Opportunity Cost Applies to All Investing Timeframes and Situations
You still need to pay attention to opportunity cost, what different choices lead to, and perhaps even more so with long-term investing, which comes down to looking not only at the outlook of the stocks you are in, but what the outlook may be of competing stocks. Being in the right things isn’t just important, it’s the most important thing, and the only way we can possibly even know what to do and how we are doing.
Whether we may be looking to decide whether to stay in GE right now, and we offer our condolences to those who have held this long-term through all this punishment, or whether to jump in here and hope it goes up, this cannot be a decision that can be made sensibly in isolation.
Sitting right here, right now, we could have our money in GE stock or in any number of other places, including any other stock. If we’re looking to decide whether to have it in GE, it does not matter whether we hold it now or might wish to buy it, as both cash out to the same thing and require the same choice, even though the choice of holding on isn’t quite as transparent and can just be ignored pretty easily if we wish to keep our eyes closed and our brains idling.
It if makes more sense to be in GE right now than all the other reasonable choices, assuming that choosing GE is even reasonable, then this is a good decision, as we have vetted it. We do an absolutely terrible job of this generally, and even though it may make sense for us to hold a number of stocks, we need to make sure that we’re holding the right ones, even though we may wish to focus on the long-term.

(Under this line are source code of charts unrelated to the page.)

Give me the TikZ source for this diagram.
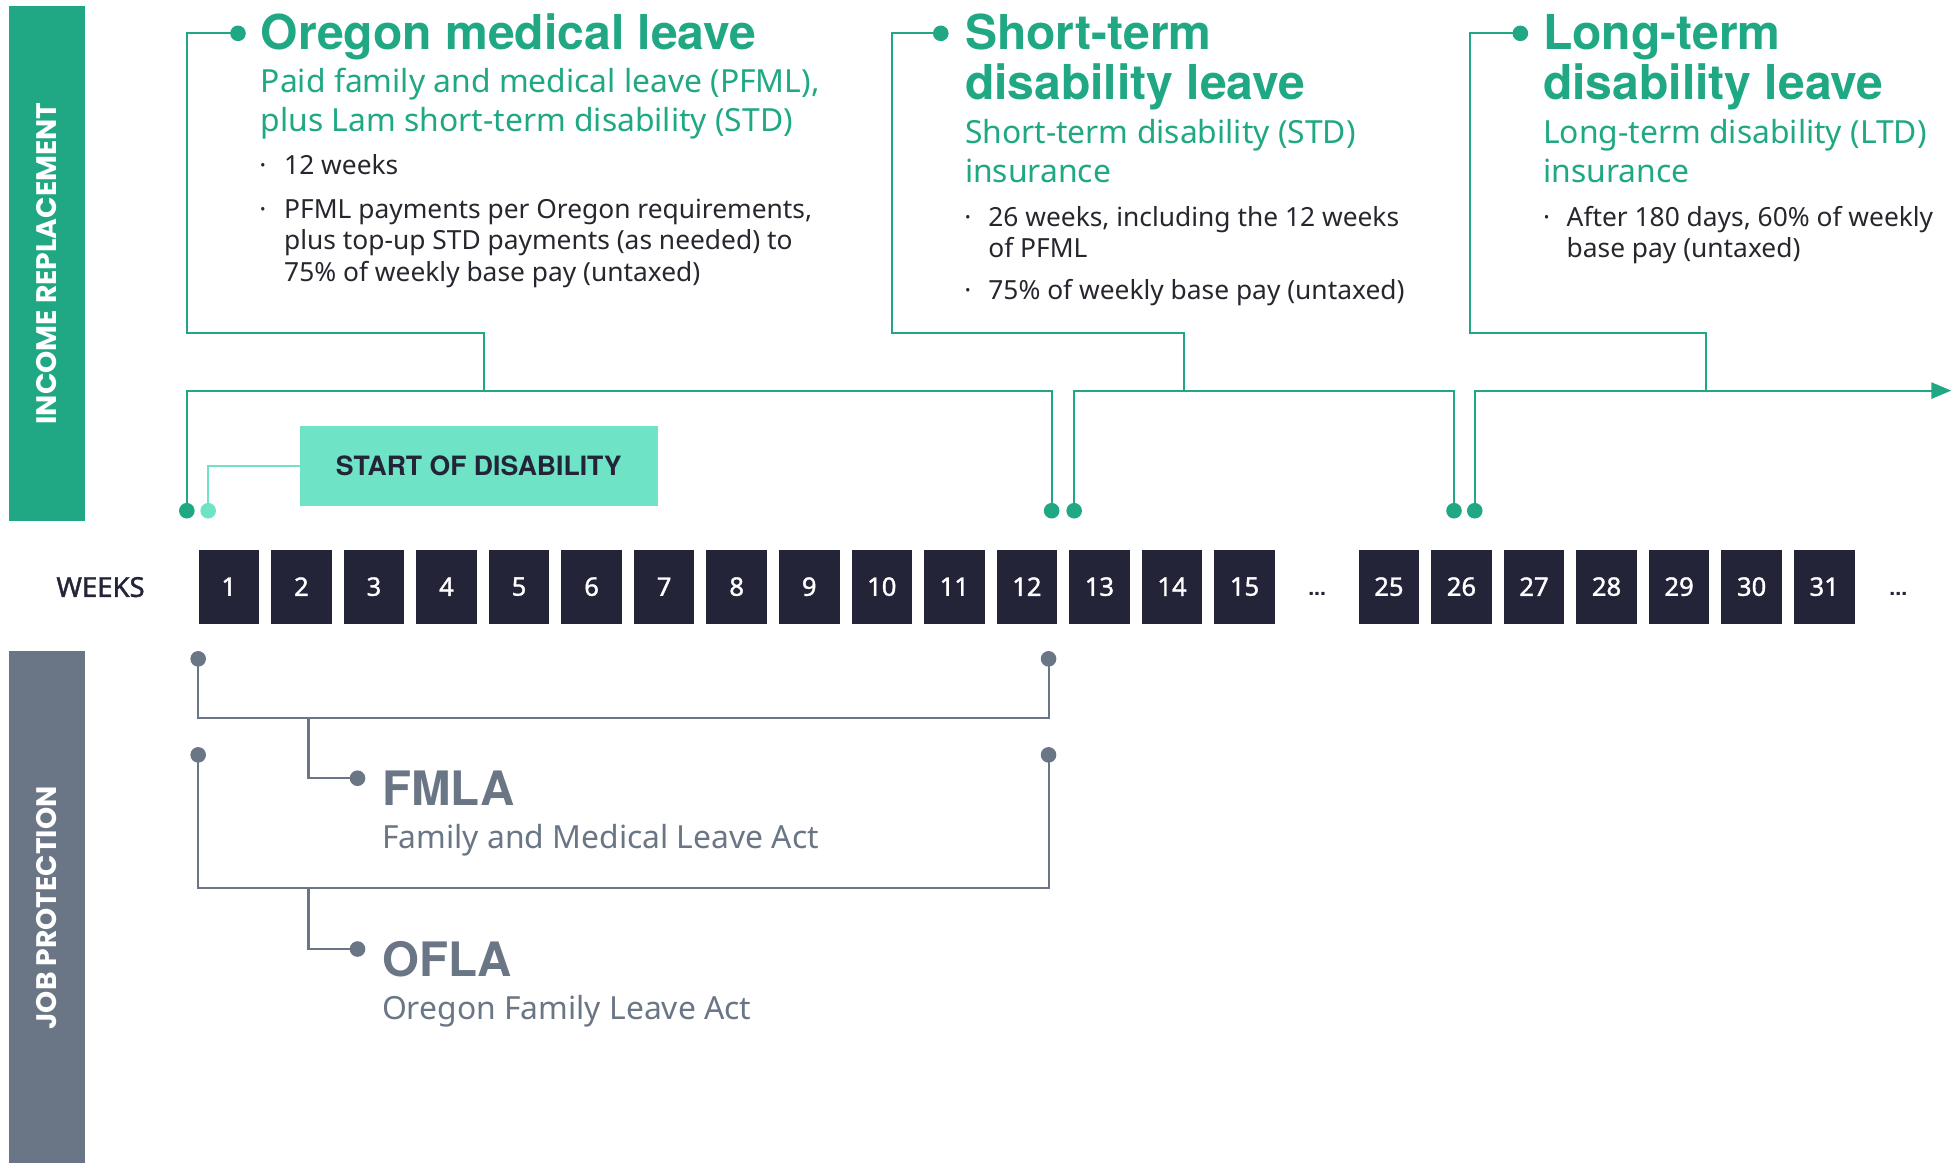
\documentclass[tikz,border=0pt]{standalone}
\usepackage{fontspec}
\setmainfont{Noto Sans}
\newfontfamily\hfont{TeX Gyre Heros}
\newfontfamily\vlabfont{Poppins}[BoldFont={* Bold}]
\newfontfamily\medfont{Noto Sans}[FakeBold=1.4]
\usetikzlibrary{arrows.meta}
\definecolor{gr}{HTML}{1FA883}
\definecolor{lt}{HTML}{6EE3C6}
\definecolor{nv}{HTML}{232437}
\definecolor{gy}{HTML}{6A7685}
\definecolor{tx}{HTML}{26262E}
\begin{document}
\begin{tikzpicture}[x=1pt,y=-1pt,
  ttl/.style={anchor=base west, inner sep=0pt, text=gr, font=\hfont\bfseries\fontsize{38.5}{42}\selectfont},
  sub/.style={anchor=base west, inner sep=0pt, text=gr, font=\fontsize{25.5}{30}\selectfont},
  body/.style={anchor=base west, inner sep=0pt, text=tx, font=\fontsize{21.1}{25}\selectfont},
  bul/.style={anchor=base, inner sep=0pt, text=tx, font=\fontsize{21}{25}\selectfont},
  gttl/.style={anchor=base west, inner sep=0pt, text=gy, font=\hfont\bfseries\fontsize{38}{42}\selectfont},
  gsub/.style={anchor=base west, inner sep=0pt, text=gy, font=\fontsize{25.5}{30}\selectfont},
  gline/.style={draw=gr, line width=1.7pt},
  lline/.style={draw=lt, line width=1.7pt},
  yline/.style={draw=gy, line width=1.7pt},
  gdot/.style={circle, fill=gr, inner sep=0pt, minimum size=12.5pt},
  ldot/.style={circle, fill=lt, inner sep=0pt, minimum size=12.5pt},
  ydot/.style={circle, fill=gy, inner sep=0pt, minimum size=12.5pt},
  wk/.style={fill=nv, text=white, inner sep=0pt, minimum width=48.5pt, minimum height=59.5pt, font=\medfont\fontsize{20.5}{24}\selectfont},
  vlab/.style={rotate=90, text=white, inner sep=0pt, font=\vlabfont\bfseries\fontsize{22.6}{26}\selectfont},
  ell/.style={anchor=base, inner sep=0pt, text=nv, font=\hfont\bfseries\fontsize{17}{18}\selectfont}
]
\useasboundingbox (0,0) rectangle (1568,931);

% side bars
\node[fill=gr, anchor=north west, inner sep=0pt, minimum width=61pt, minimum height=412pt] (incbar) at (7,5) {};
\node[vlab] (inclab) at (37.5,211) {INCOME REPLACEMENT};
\node[fill=gy, anchor=north west, inner sep=0pt, minimum width=61pt, minimum height=410pt] (jobbar) at (7,521) {};
\node[vlab] (joblab) at (37.5,727) {JOB PROTECTION};

% weeks
\node[anchor=base west, inner sep=0pt, text=nv, font=\medfont\fontsize{22}{25}\selectfont] (weeks) at (45,478) {WEEKS};
\foreach \i in {1,...,15} { \node[wk] (w\i) at ({159+(\i-1)*58.1+24.25}, 469.8) {\i}; }
\foreach \i [count=\k from 0] in {25,...,31} { \node[wk] (w\i) at ({1088+\k*58.1+24.25}, 469.8) {\i}; }
\node[ell] (ell1) at (1054.8,477) {...};
\node[ell] (ell2) at (1520.2,477) {...};

% Oregon medical leave
\node[ttl] (t1) at (208.7,40) {Oregon medical leave};
\node[sub] (s1a) at (208.7,74.2) {Paid family and medical leave (PFML),};
\node[sub] (s1b) at (208.7,105.4) {plus Lam short-term disability (STD)};
\node[bul] (b1a) at (210.5,140.1) {·};
\node[body] (p1a) at (227.4,140.1) {12 weeks};
\node[bul] (b1b) at (210.5,174.8) {·};
\node[body] (p1b) at (227.4,174.8) {PFML payments per Oregon requirements,};
\node[body] (p1c) at (227.4,200.2) {plus top-up STD payments (as needed) to};
\node[body] (p1d) at (227.4,225.5) {75\% of weekly base pay (untaxed)};

% Short-term disability leave
\node[ttl] (t2a) at (772.6,40) {Short-term};
\node[ttl] (t2b) at (772.6,80) {disability leave};
\node[sub] (s2a) at (772.6,114.8) {Short-term disability (STD)};
\node[sub] (s2b) at (772.6,146.3) {insurance};
\node[bul] (b2a) at (775,181.5) {·};
\node[body] (p2a) at (791.3,181.5) {26 weeks, including the 12 weeks};
\node[body] (p2b) at (791.3,206) {of PFML};
\node[bul] (b2b) at (775,240.2) {·};
\node[body] (p2c) at (791.3,240.2) {75\% of weekly base pay (untaxed)};

% Long-term disability leave
\node[ttl] (t3a) at (1235.6,40) {Long-term};
\node[ttl] (t3b) at (1235.6,80) {disability leave};
\node[sub] (s3a) at (1235.6,114.8) {Long-term disability (LTD)};
\node[sub] (s3b) at (1235.6,146.3) {insurance};
\node[bul] (b3a) at (1238.5,181.5) {·};
\node[body] (p3a) at (1254.4,181.5) {After 180 days, 60\% of weekly};
\node[body] (p3b) at (1254.4,206) {base pay (untaxed)};

% start of disability
\node[fill=lt, text=nv, inner sep=0pt, minimum width=286.5pt, minimum height=63.8pt, font=\hfont\bfseries\fontsize{21.3}{25}\selectfont] (start) at (383.4,373) {START OF DISABILITY};

% coordinates
\coordinate (oBend) at (149.5,266.9);
\coordinate (oJoin) at (387.8,312.8);
\coordinate (sBend) at (714,266.9);
\coordinate (sJoin) at (948,312.8);
\coordinate (lBend) at (1177.5,266.9);
\coordinate (lJoin) at (1366.4,312.8);
\coordinate (arrEnd) at (1562.6,312.8);
\coordinate (fBend) at (247,574.9);
\coordinate (oflBend) at (247,711.2);
\coordinate (fBar) at (158.7,574.9);
\coordinate (oflBar) at (158.7,711.2);

% dots positions
\coordinate (cT1) at (190.6,26.7);
\coordinate (cT2) at (753.4,26.7);
\coordinate (cT3) at (1217.5,26.7);
\coordinate (cA1) at (149.6,409);
\coordinate (cS) at (166.7,409);
\coordinate (cA12) at (842.2,409);
\coordinate (cB13) at (860.2,409);
\coordinate (cB26) at (1164.4,409);
\coordinate (cC26) at (1181,409);
\coordinate (cF1) at (158.7,527.6);
\coordinate (cF12) at (839.7,527.6);
\coordinate (cO1) at (158.7,604.5);
\coordinate (cO12) at (839.7,604.5);
\coordinate (cFd) at (286.3,623.2);
\coordinate (cOd) at (286.3,760);

% green connectors
\draw[gline] (cT1) -| (oBend) -| (oJoin);
\draw[gline] (cT2) -| (sBend) -| (sJoin);
\draw[gline] (cT3) -| (lBend) -| (lJoin);
\draw[gline] (cA1) -- (cA1 |- oJoin) -- (cA12 |- oJoin) -- (cA12);
\draw[gline] (cB13) -- (cB13 |- sJoin) -- (cB26 |- sJoin) -- (cB26);
\draw[gline, -{Triangle[length=16pt,width=13pt]}] (cC26) -- (cC26 |- lJoin) -- (arrEnd);
\draw[lline] (cS) |- (start.west);

% gray connectors
\draw[yline] (cF1) -- (fBar) -- (cF12 |- fBar) -- (cF12);
\draw[yline] (fBend) |- (cFd);
\draw[yline] (cO1) -- (oflBar) -- (cO12 |- oflBar) -- (cO12);
\draw[yline] (oflBend) |- (cOd);

% dots
\node[gdot] (dT1) at (cT1) {};
\node[gdot] (dT2) at (cT2) {};
\node[gdot] (dT3) at (cT3) {};
\node[gdot] (dA1) at (cA1) {};
\node[ldot] (dS) at (cS) {};
\node[gdot] (dA12) at (cA12) {};
\node[gdot] (dB13) at (cB13) {};
\node[gdot] (dB26) at (cB26) {};
\node[gdot] (dC26) at (cC26) {};
\node[ydot] (dF1) at (cF1) {};
\node[ydot] (dF12) at (cF12) {};
\node[ydot] (dO1) at (cO1) {};
\node[ydot] (dO12) at (cO12) {};
\node[ydot] (dFd) at (cFd) {};
\node[ydot] (dOd) at (cOd) {};

% job protection texts
\node[gttl] (fmla) at (305.8,645) {FMLA};
\node[gsub] (fmlas) at (305.8,679.2) {Family and Medical Leave Act};
\node[gttl] (ofla) at (305.8,782) {OFLA};
\node[gsub] (oflas) at (305.8,816.1) {Oregon Family Leave Act};
\end{tikzpicture}
\end{document}
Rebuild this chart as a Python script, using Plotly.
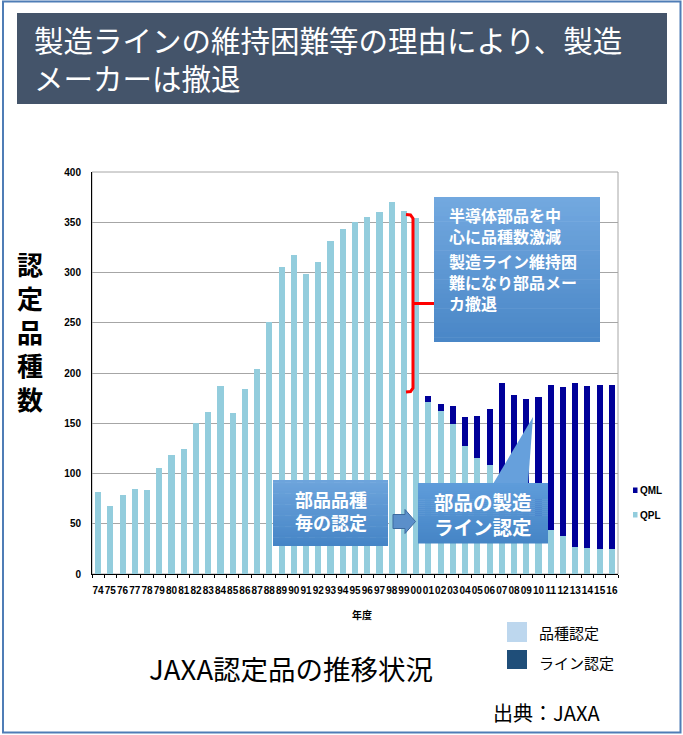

GE being a good choice just does not make sense on any term. It certainly cannot come close to competing in the long run, and it’s also ugly over the near term as well. Tupa’s target for this stock is $5, a further drop of 25% from here, but the fact that it the outlook isn’t competitively bullish is where we turn the lights out.
GE CEO Larry Culp may be looking to keep their debt to equity ratio from going over 4, and that’s certainly better than seeing this problem getting worse, but this stock is like an elderly patient in long-term care that just isn’t going to be getting out of bed for quite some time, if ever, and not someone we want to be betting on in a road race.
The three cents a share that GE fell short of analysts’ estimates is only the very tip of this iceberg, and when what little guidance they share tells us that they are going nowhere soon, and the demand for the stock declines even further, they aren’t even the cream in our bottle of milk that has risen to the top, the part we need to focus on, they are sentiment stuck to the bottom of the bottle.
You need to get back to walking before you can run and especially run fast enough to beat the Amazons out there with their world-class speed and world-class future outlook. Seeing GE laying on its back on the track with their tongue hanging out surely cannot be missed unless we are completely blind. We can never just rely on ignorance to guide us, no matter what our investing objectives may be, and this lesson extends far beyond just this very sick stock.
We need to regularly perform examinations on all our investments and ensure that they are not only still aligned with our goals, but also that there isn’t something else out there that is aligned with them better enough to move to the better choice. That’s how we succeed with investing, and how we fail when we do such a poor job at this.